Political activism is about engaging grassroots on issues - and winning. In the summer of 2014 AFP-Tennessee's efforts focused on issue advocacy campaigns in 26 legislative and local districts - with successful outcomes in 24.
With a super majority of Republicans in both Houses of the Tennessee General Assembly, and a Republican governor, political battles in Tennessee are increasingly a GOP intramural affair. Passing, or defeating, Republican initiatives means dealing with Republicans fighting Republicans in most cases. Some ruffled feathers and hurt feelings are inevitable. Nevertheless, AFP's Andrew Ogles has relied on heavy doses of Southern charm to navigate the rocky shoals of political infighting with limited scratches and bruises. One conservative commentator notes: "Legislative fights and elections are a zero-sum game, somebody wins and somebody loses. AFP's aggressive, winning record has definitely left a mark on some, but that track record also makes people think twice about whether they want to be next to take them on in a fight."
Another lobbyist points out: "After the last two legislative sessions, people are increasing looking to see where AFP stands on an issue, or whether they will get engaged in an issue, when gauging the likelihood of success. They have been involved in both big and small matters, and are winning a lot more than their fair share."

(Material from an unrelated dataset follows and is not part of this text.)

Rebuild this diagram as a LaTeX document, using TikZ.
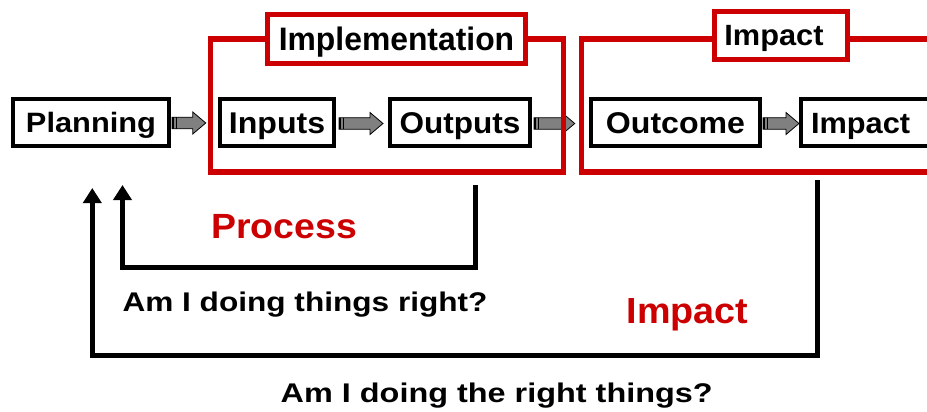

Ogles credits AFP's successes to his team of staff, activists and to the growing conservative base in the Tennessee legislature that is showing more willingness to confront the Establishment Republicans. "Most of our victories in the policy arena have come from simply encouraging legislators to do what they already believe in rather than having to change minds." Ogles notes. "Through our grassroots effort, the momentum we have created through conservative ideas becoming conservative policy is growing and will continue to do so," Ogles adds.
Like hot young coaches in the wake of March Madness, Ogles' name is likely to be mentioned as new political opportunities open up after the current Tennessee legislative session draws to a close in the next few weeks. With the presidential election cycle looming there is speculation Ogles may soon hit the presidential campaign trail again; perhaps wishful thinking of his opponents. Or will the "conservative billionaire Koch brothers" find a way to move Ogles higher up the echelon at AFP to replicate the Tennessee success story in other states or regions?

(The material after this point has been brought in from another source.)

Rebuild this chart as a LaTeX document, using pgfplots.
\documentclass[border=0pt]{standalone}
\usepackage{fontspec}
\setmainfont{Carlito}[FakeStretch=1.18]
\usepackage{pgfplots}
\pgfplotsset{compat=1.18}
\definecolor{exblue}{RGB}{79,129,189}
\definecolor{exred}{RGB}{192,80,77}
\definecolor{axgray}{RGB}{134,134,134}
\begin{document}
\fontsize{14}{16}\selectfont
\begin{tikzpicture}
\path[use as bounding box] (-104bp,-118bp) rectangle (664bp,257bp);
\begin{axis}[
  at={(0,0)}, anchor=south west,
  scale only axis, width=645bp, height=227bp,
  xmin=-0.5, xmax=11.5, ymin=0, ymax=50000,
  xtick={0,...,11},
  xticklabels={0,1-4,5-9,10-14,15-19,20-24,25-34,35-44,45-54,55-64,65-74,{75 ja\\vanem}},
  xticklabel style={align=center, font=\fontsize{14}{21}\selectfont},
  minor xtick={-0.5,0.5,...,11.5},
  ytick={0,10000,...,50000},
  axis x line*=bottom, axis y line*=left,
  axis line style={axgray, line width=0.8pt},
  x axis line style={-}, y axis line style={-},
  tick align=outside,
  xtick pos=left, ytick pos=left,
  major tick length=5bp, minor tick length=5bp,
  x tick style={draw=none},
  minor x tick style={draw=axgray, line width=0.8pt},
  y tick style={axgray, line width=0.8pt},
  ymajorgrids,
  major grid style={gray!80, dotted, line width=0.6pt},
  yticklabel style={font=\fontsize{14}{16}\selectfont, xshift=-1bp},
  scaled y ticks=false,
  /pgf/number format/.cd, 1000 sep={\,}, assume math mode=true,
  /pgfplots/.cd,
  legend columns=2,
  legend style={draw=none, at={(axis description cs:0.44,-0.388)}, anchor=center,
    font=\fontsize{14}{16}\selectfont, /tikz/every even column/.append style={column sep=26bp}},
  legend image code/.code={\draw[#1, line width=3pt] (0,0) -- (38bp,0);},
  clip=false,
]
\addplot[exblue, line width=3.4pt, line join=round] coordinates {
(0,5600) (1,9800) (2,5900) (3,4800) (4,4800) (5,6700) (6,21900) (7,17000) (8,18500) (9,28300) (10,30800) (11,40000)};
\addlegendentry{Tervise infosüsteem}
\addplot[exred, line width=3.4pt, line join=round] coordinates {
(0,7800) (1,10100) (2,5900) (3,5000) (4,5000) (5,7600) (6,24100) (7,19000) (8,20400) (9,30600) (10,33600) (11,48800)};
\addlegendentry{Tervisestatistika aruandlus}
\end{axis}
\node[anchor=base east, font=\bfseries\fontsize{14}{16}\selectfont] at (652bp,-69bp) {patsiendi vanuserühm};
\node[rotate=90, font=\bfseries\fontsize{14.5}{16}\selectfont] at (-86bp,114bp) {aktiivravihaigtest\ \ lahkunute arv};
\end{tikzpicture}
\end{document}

Ogles admits he has been approached but is currently focused on his priorities at the Capitol. "We are in session at the Capitol and our mission focus. We have a great team and I am confident that the political, policy and organizational success we have had will accelerate," Ogles says. "There are still taxes to be cut, bureaucracies to be streamlined, and the overreaching hand of government to slap back, so AFP-Tennessee still has plenty to do and the organization isn't going anywhere but back to the front lines."